> **OBJECTIVE**: Assemble all lines in which the string "this" appears.

> **RECORDS SUPPLIED**:

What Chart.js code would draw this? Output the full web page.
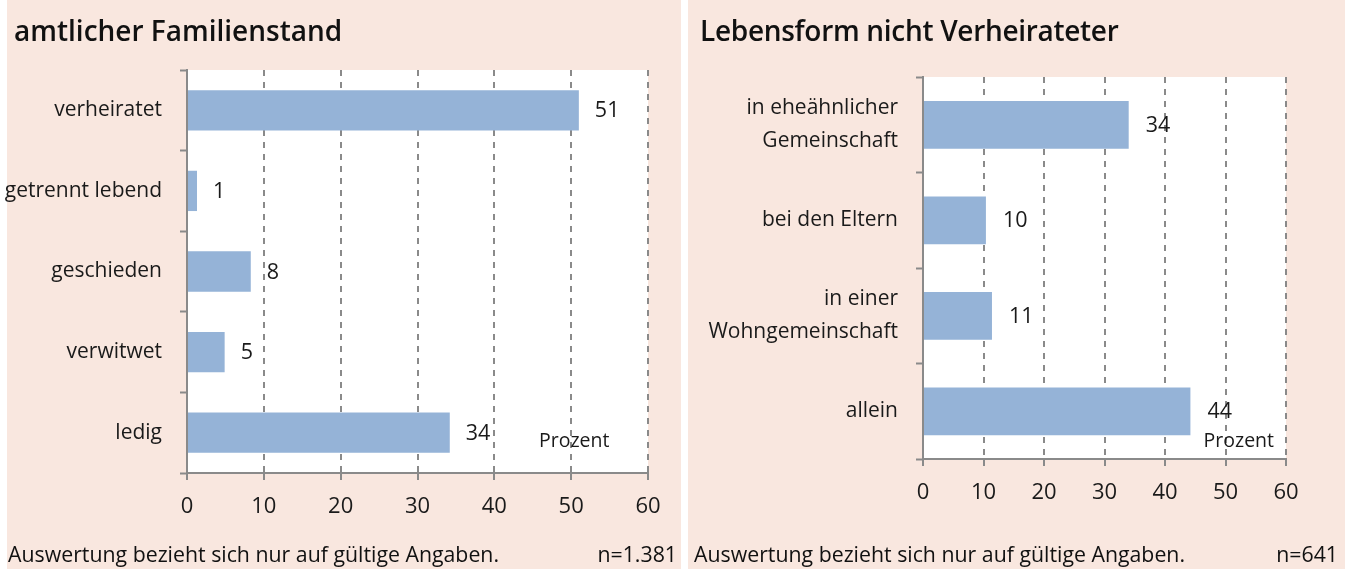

...

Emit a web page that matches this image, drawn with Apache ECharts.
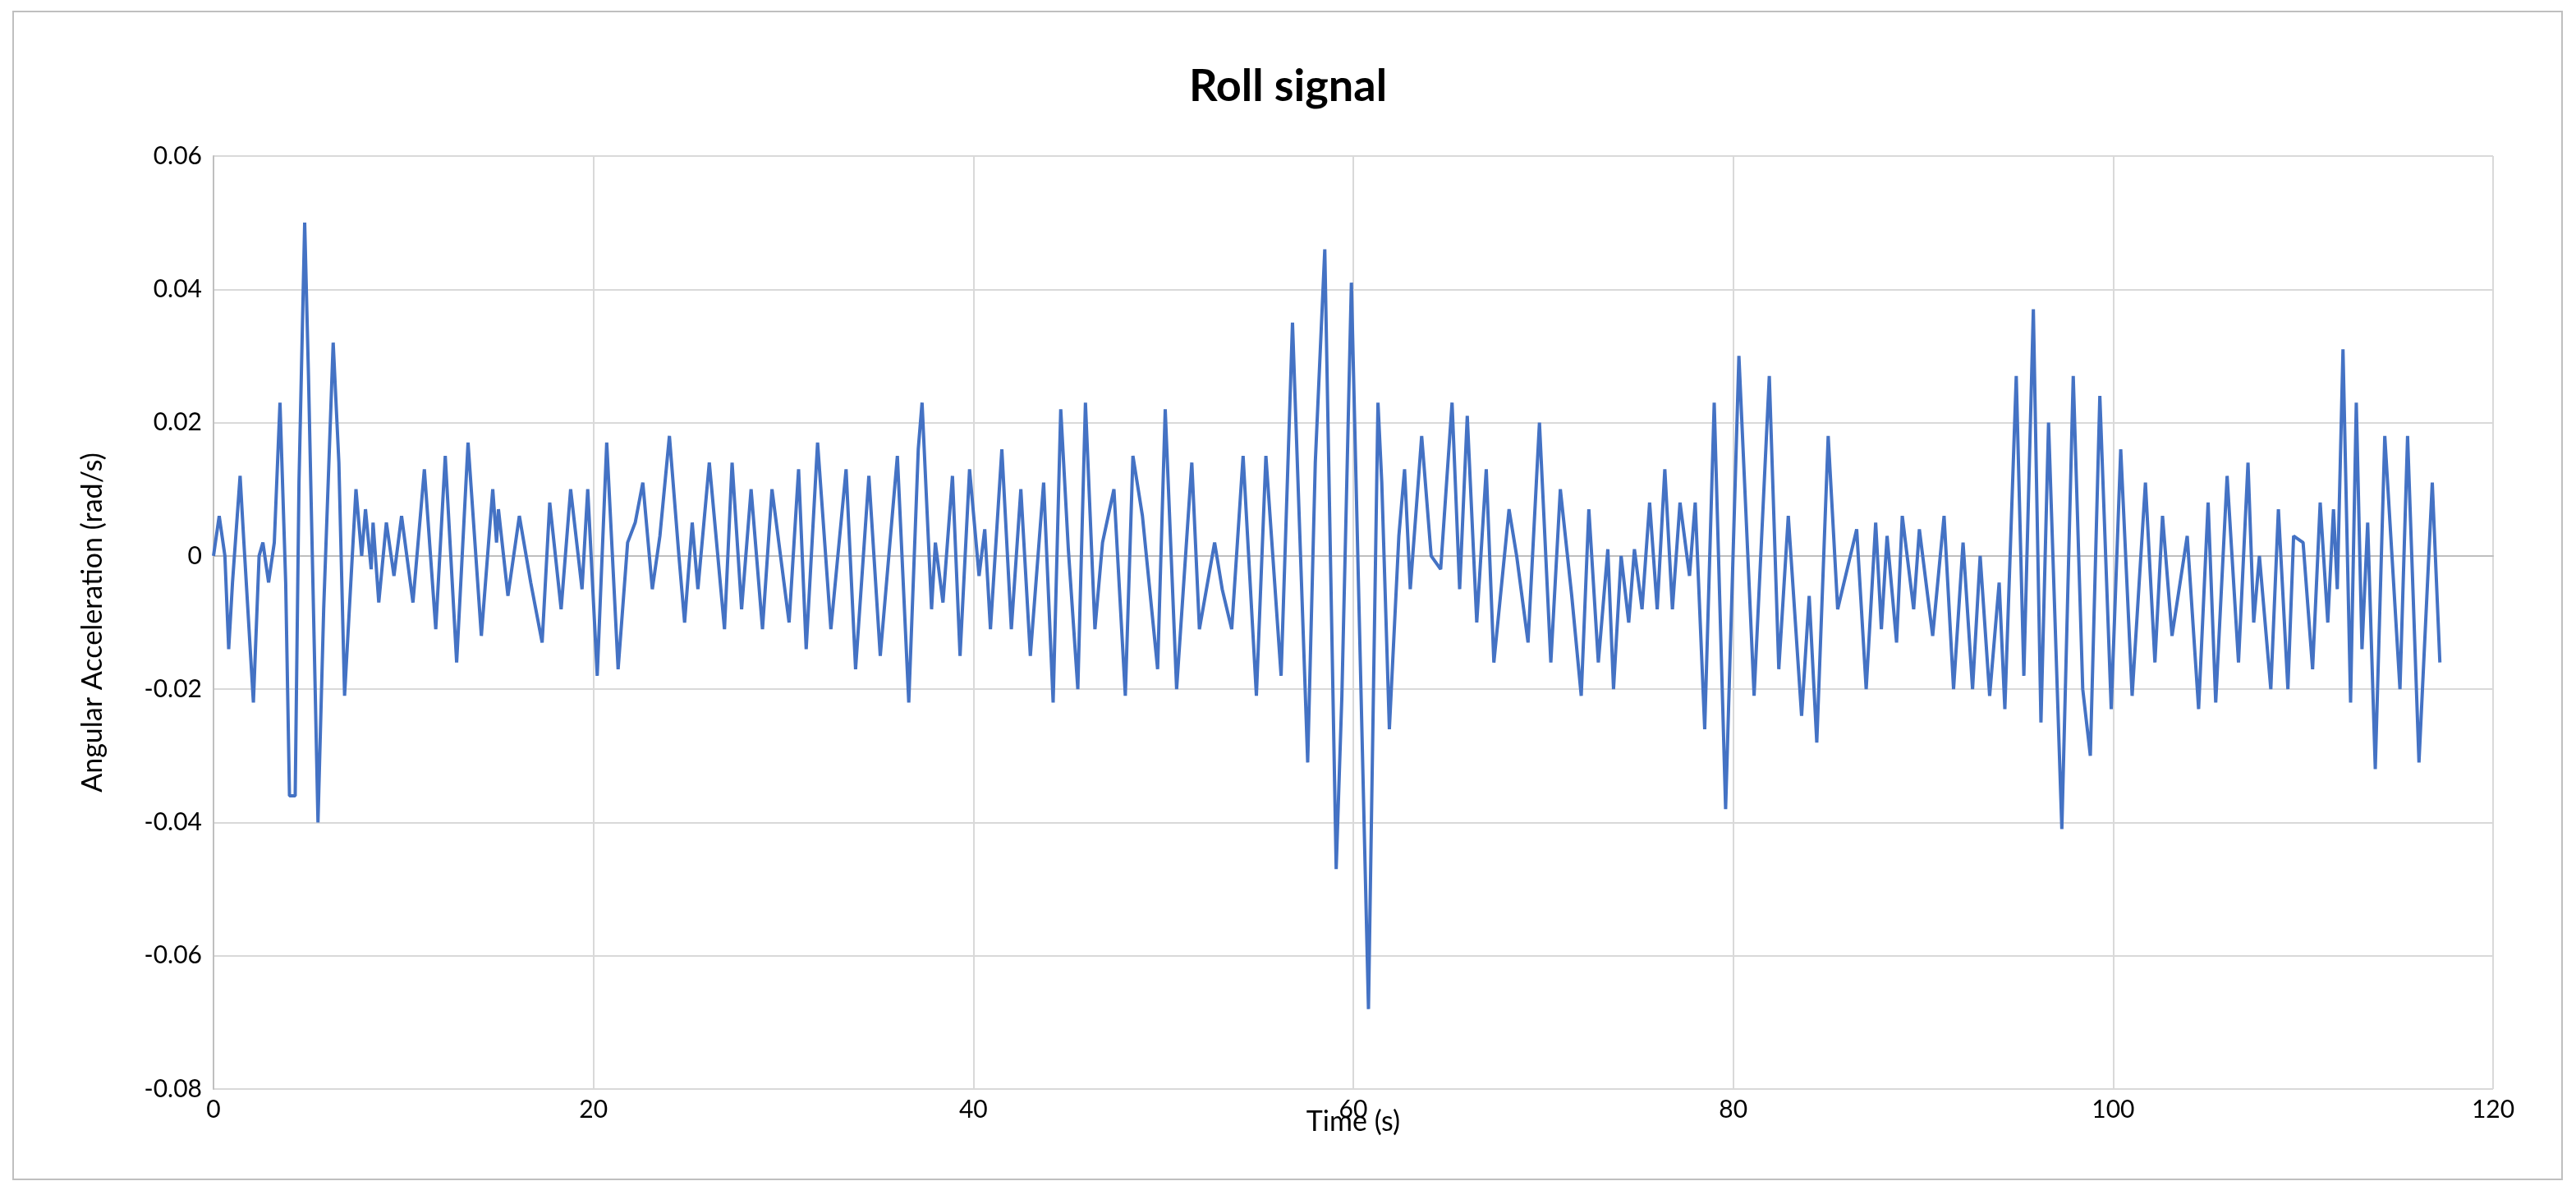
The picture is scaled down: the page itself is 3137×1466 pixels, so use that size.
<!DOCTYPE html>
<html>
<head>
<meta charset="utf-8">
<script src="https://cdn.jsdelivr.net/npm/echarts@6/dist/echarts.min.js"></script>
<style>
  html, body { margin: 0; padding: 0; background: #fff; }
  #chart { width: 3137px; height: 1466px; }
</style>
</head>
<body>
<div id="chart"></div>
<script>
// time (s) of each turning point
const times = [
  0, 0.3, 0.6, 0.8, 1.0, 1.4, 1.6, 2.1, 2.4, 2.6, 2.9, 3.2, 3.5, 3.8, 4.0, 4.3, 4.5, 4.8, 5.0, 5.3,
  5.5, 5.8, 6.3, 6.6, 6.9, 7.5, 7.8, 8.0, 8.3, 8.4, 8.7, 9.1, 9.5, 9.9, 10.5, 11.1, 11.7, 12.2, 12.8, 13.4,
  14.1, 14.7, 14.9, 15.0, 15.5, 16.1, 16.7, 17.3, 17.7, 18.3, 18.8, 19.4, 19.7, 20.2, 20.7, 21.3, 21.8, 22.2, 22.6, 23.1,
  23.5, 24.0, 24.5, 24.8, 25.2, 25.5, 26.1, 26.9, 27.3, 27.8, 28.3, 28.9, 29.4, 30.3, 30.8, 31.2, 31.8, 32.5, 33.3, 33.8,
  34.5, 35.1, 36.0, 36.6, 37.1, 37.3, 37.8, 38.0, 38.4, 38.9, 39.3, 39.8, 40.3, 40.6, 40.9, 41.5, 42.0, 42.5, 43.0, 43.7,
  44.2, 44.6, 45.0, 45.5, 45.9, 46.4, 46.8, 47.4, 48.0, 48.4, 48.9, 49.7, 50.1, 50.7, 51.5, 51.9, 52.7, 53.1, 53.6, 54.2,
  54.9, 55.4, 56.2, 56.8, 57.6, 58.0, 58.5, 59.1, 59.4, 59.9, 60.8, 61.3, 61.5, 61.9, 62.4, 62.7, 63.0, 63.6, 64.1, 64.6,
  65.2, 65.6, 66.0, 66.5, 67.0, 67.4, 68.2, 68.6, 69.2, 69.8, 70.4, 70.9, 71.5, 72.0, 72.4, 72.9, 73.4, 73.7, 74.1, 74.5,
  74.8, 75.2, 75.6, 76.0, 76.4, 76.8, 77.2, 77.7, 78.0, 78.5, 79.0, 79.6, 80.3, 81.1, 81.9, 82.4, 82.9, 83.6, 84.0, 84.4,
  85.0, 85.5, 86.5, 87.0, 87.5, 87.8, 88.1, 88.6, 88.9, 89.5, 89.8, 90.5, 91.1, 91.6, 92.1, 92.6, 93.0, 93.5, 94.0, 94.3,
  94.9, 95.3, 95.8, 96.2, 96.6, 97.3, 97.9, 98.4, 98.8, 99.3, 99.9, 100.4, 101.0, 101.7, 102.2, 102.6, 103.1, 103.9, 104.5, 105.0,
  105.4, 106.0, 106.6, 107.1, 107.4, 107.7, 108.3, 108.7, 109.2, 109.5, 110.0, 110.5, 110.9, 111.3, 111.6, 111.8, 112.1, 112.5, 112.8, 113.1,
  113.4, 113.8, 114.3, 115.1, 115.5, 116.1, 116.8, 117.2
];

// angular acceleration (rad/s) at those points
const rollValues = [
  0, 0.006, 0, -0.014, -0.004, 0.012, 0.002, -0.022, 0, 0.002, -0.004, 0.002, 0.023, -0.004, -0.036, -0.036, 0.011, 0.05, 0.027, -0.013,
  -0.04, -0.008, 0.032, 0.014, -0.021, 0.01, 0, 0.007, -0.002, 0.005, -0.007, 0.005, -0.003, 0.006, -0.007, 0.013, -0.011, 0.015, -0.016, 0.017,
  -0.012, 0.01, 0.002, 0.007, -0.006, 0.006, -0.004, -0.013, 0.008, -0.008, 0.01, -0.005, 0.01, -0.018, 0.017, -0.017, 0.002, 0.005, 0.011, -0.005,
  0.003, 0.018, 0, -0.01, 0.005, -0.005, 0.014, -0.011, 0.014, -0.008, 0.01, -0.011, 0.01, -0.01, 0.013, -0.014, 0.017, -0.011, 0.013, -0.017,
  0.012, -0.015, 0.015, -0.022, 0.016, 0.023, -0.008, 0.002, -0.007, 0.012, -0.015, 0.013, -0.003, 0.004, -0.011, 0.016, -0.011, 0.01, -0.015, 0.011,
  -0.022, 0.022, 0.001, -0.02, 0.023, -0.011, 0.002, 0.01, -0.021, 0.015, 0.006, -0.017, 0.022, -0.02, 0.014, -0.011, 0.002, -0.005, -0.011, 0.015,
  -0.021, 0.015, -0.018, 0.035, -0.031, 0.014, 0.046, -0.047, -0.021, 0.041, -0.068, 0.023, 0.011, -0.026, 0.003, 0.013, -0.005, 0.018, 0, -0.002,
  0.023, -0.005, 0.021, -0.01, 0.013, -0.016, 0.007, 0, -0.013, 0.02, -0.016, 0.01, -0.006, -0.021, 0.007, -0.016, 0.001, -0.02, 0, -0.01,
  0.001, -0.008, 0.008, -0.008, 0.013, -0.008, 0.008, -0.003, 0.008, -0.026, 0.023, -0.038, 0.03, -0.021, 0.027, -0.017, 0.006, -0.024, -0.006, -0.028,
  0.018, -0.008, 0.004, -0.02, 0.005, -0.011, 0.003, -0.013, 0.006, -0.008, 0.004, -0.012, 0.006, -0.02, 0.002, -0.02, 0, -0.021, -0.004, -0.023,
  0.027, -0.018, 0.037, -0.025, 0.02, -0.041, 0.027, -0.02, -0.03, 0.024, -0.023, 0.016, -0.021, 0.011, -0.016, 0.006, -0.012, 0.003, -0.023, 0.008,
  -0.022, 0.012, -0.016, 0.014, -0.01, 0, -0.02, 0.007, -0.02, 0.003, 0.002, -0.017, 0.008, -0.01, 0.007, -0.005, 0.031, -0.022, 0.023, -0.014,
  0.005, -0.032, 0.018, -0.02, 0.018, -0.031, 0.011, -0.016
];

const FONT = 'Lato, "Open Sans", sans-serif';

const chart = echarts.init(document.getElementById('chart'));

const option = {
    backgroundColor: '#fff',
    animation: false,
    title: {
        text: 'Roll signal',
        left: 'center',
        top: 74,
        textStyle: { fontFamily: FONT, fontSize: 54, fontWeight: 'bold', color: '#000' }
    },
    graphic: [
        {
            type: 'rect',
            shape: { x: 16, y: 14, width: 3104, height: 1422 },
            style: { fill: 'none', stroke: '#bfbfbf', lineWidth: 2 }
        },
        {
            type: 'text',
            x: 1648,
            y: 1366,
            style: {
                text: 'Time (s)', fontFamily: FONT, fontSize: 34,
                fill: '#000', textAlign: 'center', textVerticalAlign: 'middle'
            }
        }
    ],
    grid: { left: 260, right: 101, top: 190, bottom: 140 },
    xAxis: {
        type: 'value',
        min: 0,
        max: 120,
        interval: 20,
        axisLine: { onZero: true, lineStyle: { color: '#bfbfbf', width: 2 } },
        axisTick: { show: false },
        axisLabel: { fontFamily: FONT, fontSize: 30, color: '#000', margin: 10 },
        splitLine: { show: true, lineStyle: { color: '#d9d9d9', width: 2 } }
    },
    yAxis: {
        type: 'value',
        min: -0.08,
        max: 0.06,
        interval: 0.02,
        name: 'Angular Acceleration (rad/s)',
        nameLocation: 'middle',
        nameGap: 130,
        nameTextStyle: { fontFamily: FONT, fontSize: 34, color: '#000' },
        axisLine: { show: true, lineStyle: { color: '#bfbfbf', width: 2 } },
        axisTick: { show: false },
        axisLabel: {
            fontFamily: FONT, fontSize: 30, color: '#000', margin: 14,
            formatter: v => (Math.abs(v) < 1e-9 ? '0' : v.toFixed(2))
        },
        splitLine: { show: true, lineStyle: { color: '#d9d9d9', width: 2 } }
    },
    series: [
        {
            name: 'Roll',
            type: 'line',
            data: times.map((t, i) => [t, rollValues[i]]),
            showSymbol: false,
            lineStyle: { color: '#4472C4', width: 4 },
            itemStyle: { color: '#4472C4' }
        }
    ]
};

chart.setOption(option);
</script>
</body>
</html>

> **WRITTEN REPLY**:
What Chart.js code would draw this? Output the full web page.
Emit a web page that matches this image, drawn with Apache ECharts.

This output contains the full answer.